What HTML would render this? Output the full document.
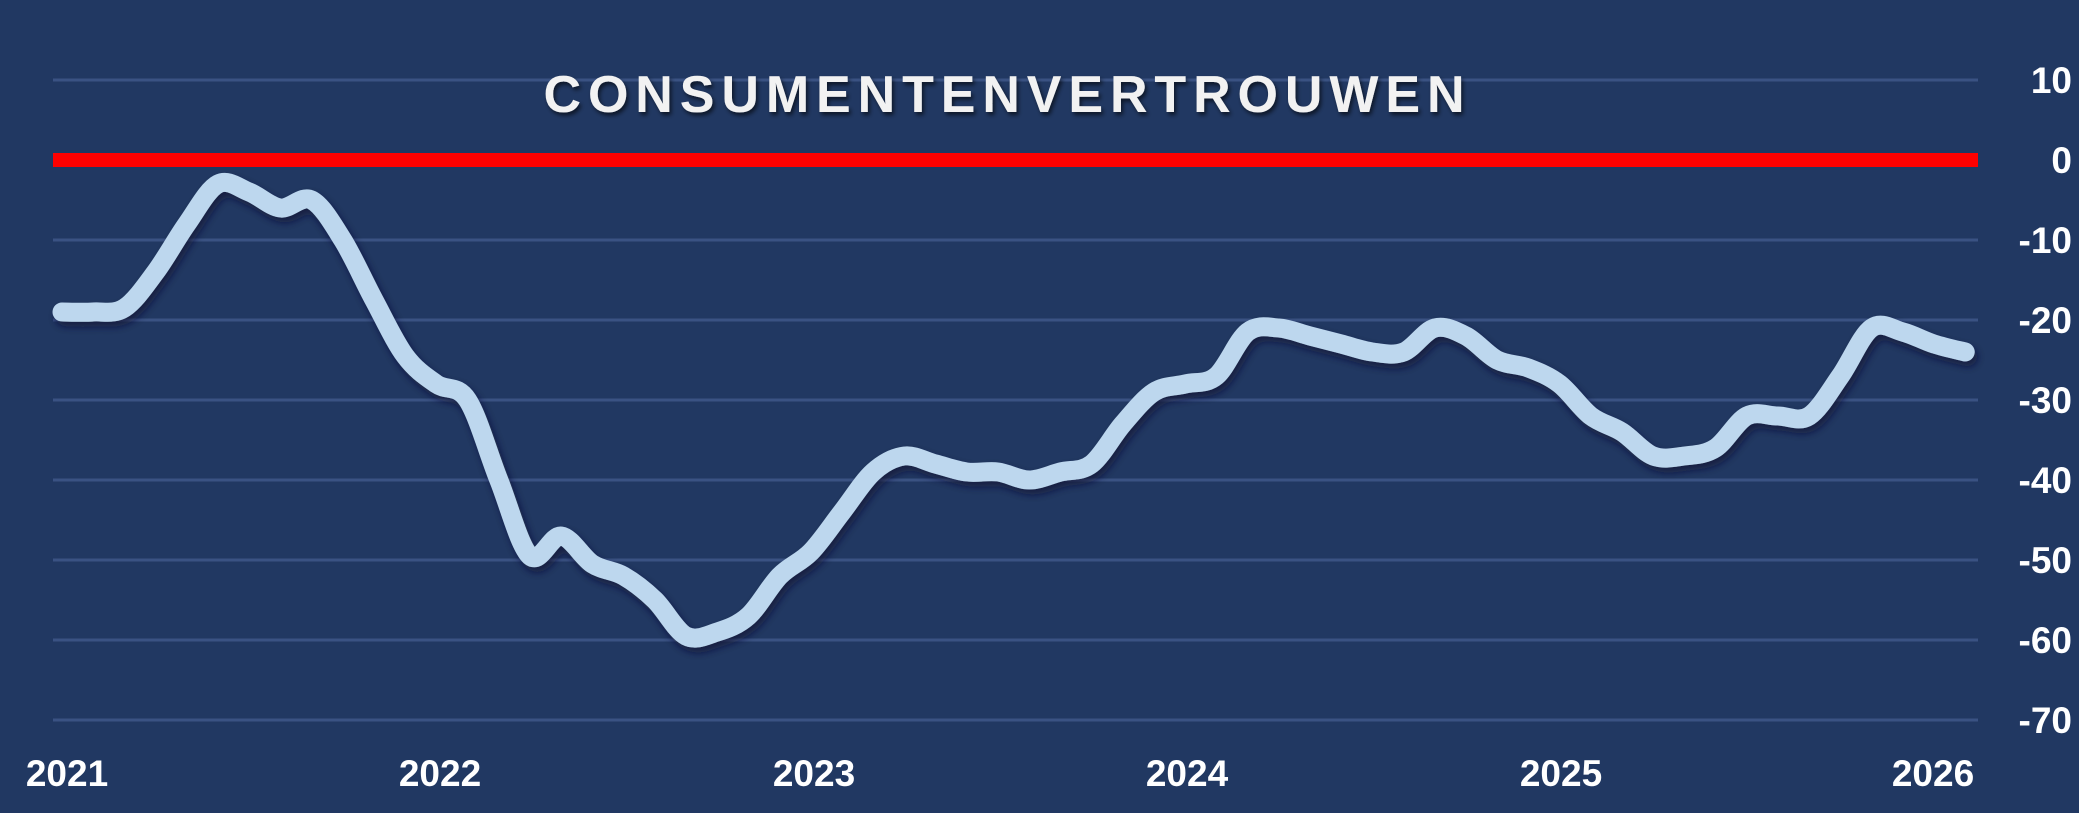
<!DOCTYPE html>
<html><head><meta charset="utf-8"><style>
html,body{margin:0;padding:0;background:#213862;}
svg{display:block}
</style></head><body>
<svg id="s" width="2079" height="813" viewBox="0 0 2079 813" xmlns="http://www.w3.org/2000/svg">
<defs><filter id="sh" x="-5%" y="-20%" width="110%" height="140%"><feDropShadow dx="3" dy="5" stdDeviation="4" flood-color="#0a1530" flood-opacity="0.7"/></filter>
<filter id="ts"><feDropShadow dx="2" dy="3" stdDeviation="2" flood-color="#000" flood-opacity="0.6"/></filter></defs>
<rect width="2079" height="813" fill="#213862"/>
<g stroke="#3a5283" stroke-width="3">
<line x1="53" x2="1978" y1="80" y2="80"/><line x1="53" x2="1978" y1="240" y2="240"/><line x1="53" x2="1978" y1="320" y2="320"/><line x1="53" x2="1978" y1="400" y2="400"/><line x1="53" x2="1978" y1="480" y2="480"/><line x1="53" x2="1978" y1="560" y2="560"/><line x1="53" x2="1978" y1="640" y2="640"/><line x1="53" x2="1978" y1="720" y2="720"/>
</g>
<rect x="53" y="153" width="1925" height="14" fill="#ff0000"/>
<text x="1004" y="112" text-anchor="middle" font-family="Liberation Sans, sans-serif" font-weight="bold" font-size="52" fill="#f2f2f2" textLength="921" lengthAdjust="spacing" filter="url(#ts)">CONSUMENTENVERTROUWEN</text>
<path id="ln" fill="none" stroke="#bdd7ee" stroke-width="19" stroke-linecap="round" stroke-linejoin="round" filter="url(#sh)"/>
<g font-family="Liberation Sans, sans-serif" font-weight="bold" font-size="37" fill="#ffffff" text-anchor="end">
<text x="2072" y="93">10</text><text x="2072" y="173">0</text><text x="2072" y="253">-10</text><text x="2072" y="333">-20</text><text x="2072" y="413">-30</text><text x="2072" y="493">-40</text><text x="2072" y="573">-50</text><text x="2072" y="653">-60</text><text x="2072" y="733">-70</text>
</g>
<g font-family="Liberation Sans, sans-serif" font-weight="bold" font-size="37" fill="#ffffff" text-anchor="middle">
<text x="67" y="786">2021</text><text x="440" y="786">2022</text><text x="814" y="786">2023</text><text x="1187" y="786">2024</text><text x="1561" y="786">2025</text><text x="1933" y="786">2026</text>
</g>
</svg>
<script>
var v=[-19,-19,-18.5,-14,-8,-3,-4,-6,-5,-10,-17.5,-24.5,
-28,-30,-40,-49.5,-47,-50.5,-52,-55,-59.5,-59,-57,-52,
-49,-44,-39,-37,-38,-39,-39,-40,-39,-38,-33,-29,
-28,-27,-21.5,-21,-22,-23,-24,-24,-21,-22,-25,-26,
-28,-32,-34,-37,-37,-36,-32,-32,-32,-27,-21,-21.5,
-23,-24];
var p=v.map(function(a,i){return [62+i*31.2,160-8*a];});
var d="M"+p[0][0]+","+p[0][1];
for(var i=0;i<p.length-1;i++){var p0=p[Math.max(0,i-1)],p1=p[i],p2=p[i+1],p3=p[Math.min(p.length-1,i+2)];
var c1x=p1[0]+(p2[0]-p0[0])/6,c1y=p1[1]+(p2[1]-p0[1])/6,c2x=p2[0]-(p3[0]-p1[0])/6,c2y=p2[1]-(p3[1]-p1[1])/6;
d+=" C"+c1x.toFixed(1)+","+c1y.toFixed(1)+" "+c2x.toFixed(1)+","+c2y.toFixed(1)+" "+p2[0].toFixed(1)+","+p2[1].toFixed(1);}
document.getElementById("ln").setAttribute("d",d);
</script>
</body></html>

- - - -

Quote everything in the listing above exactly; pictures are the only thing to omit.

> [ANSWER TO THE PROBLEM]
What HTML would render this? Output the full document.
<!DOCTYPE html>
<html><head><meta charset="utf-8"><style>
html,body{margin:0;padding:0;background:#213862;}
svg{display:block}
</style></head><body>
<svg id="s" width="2079" height="813" viewBox="0 0 2079 813" xmlns="http://www.w3.org/2000/svg">
<defs><filter id="sh" x="-5%" y="-20%" width="110%" height="140%"><feDropShadow dx="3" dy="5" stdDeviation="4" flood-color="#0a1530" flood-opacity="0.7"/></filter>
<filter id="ts"><feDropShadow dx="2" dy="3" stdDeviation="2" flood-color="#000" flood-opacity="0.6"/></filter></defs>
<rect width="2079" height="813" fill="#213862"/>
<g stroke="#3a5283" stroke-width="3">
<line x1="53" x2="1978" y1="80" y2="80"/><line x1="53" x2="1978" y1="240" y2="240"/><line x1="53" x2="1978" y1="320" y2="320"/><line x1="53" x2="1978" y1="400" y2="400"/><line x1="53" x2="1978" y1="480" y2="480"/><line x1="53" x2="1978" y1="560" y2="560"/><line x1="53" x2="1978" y1="640" y2="640"/><line x1="53" x2="1978" y1="720" y2="720"/>
</g>
<rect x="53" y="153" width="1925" height="14" fill="#ff0000"/>
<text x="1004" y="112" text-anchor="middle" font-family="Liberation Sans, sans-serif" font-weight="bold" font-size="52" fill="#f2f2f2" textLength="921" lengthAdjust="spacing" filter="url(#ts)">CONSUMENTENVERTROUWEN</text>
<path id="ln" fill="none" stroke="#bdd7ee" stroke-width="19" stroke-linecap="round" stroke-linejoin="round" filter="url(#sh)"/>
<g font-family="Liberation Sans, sans-serif" font-weight="bold" font-size="37" fill="#ffffff" text-anchor="end">
<text x="2072" y="93">10</text><text x="2072" y="173">0</text><text x="2072" y="253">-10</text><text x="2072" y="333">-20</text><text x="2072" y="413">-30</text><text x="2072" y="493">-40</text><text x="2072" y="573">-50</text><text x="2072" y="653">-60</text><text x="2072" y="733">-70</text>
</g>
<g font-family="Liberation Sans, sans-serif" font-weight="bold" font-size="37" fill="#ffffff" text-anchor="middle">
<text x="67" y="786">2021</text><text x="440" y="786">2022</text><text x="814" y="786">2023</text><text x="1187" y="786">2024</text><text x="1561" y="786">2025</text><text x="1933" y="786">2026</text>
</g>
</svg>
<script>
var v=[-19,-19,-18.5,-14,-8,-3,-4,-6,-5,-10,-17.5,-24.5,
-28,-30,-40,-49.5,-47,-50.5,-52,-55,-59.5,-59,-57,-52,
-49,-44,-39,-37,-38,-39,-39,-40,-39,-38,-33,-29,
-28,-27,-21.5,-21,-22,-23,-24,-24,-21,-22,-25,-26,
-28,-32,-34,-37,-37,-36,-32,-32,-32,-27,-21,-21.5,
-23,-24];
var p=v.map(function(a,i){return [62+i*31.2,160-8*a];});
var d="M"+p[0][0]+","+p[0][1];
for(var i=0;i<p.length-1;i++){var p0=p[Math.max(0,i-1)],p1=p[i],p2=p[i+1],p3=p[Math.min(p.length-1,i+2)];
var c1x=p1[0]+(p2[0]-p0[0])/6,c1y=p1[1]+(p2[1]-p0[1])/6,c2x=p2[0]-(p3[0]-p1[0])/6,c2y=p2[1]-(p3[1]-p1[1])/6;
d+=" C"+c1x.toFixed(1)+","+c1y.toFixed(1)+" "+c2x.toFixed(1)+","+c2y.toFixed(1)+" "+p2[0].toFixed(1)+","+p2[1].toFixed(1);}
document.getElementById("ln").setAttribute("d",d);
</script>
</body></html>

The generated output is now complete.